Humanity, and especially modern western cultures, rely so heavily on knowledge. We grade our children on their memory over facts and figures. We base a person’s pay, and sometimes societal standing, on degrees that they have earned even if the education doesn’t apply to the line of work that they are currently in. God forbid – there are even times within the Church that we believe our salvation comes from the number of details from Scripture that we can hold in our heads. It becomes less about the blood of Christ and more about the amount of time we have spent studying.

Unfortunately, I have always been built to lean far too heavily into the intellect. When I can understand what’s going on around me – if I can process it like a puzzle – then I can feel comfortable. However, if I can’t determine how something works, I immediately collapse in fear and anxiety! I over-intellectualize the world around me in a very damaging way.

But this book of Ecclesiastes! It helps me see that wisdom and knowledge, as well as every other human resource, is necessarily limited! Our own reliance on what our brains can comprehend becomes our own little gods we hope will lead us to safety. However, we are so much more than our minds. We are holistic beings which involve emotions, experiences, insecurities, and so many other things like predispositions to shame, fear, aggression, regression, perfectionism, etc.

This may speak to what goes on in your mind when you know something to be true, and yet you act as if it’s not. “I know that I have friends and family all around me but I feel so isolated.” “I know that God is in control and leading my life, but I am so afraid that I’m completely lost and ignoring His voice.” “I know that I’m a sinner and will make mistakes, but whenever I see how imperfect I am, I feel further and further away from God and that He could never love me the way I am.” Have these things ever welled up within you? They certainly have within me.

So, we ask ourselves, “If knowledge is the point, where, then, is the mystery!?” We’re built to experience a sense of awe. We’re built to stand before our Creator and get lost in His power and majesty. And it is not meant to give us dread. It’s meant to inspire worship and trust.

There is much in the world that is a mystery to me. I don’t understand such a vast array of what I come into contact with. Just this morning, I listened to a podcast and I can’t quite comprehend how my ears take in reverberating sound waves and my brain translates it into data brings joy to my life and even makes me laugh. For that matter, what is a laugh? What is it about a person that enjoys someone else’s thought or a circumstance so much that noise erupts from our mouths to show approval like this? I drove through the snow and watched as flakes drifted to the earth and cling to branches and blades of grass, creating a beautiful landscape out my car window and I found it beautiful. What is it in me that enjoys a visual like this? I can’t understand it.
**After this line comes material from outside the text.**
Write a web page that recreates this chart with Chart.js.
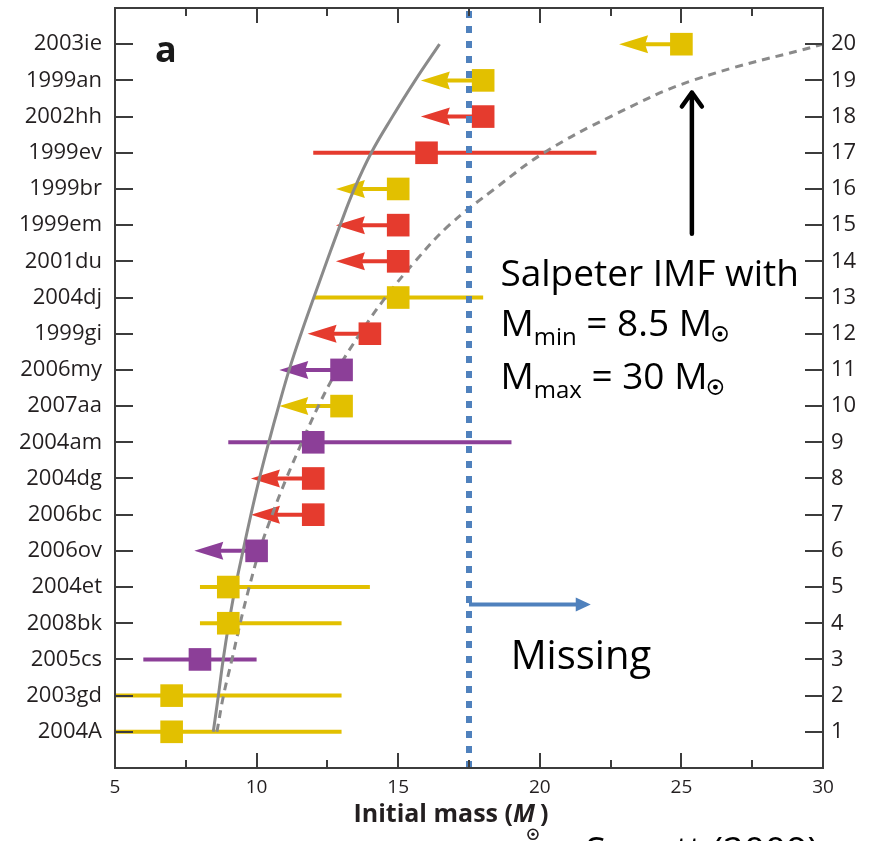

But I like it. Regardless of the mystery, I like it.

And that is how it is with God as well. I don’t understand His work, but I like it. God works so far beyond what we can fathom, so we can’t believe that we will be able to grasp what He’s doing in our lives. I’m incredibly finite and there’s not just peace, but a deep gratitude and enjoyment that I can trust in Him despite my questions.

The Preacher in Ecclesiastes is right. I don’t know how bones develop in the womb of a pregnant woman. However, Matthew Henry reminds us of something important. “We doubt not of the birth of the child that is conceived, though we know not how it is formed; nor need we doubt of the performance of the promise, though we perceive not how things work towards it.” Just as I don’t know how children are formed from non-existence, I don’t know how God works. But I do know that He’s made promises to me in the Scriptures. And I cling to them, regardless of whether or not I know how He will accomplish them.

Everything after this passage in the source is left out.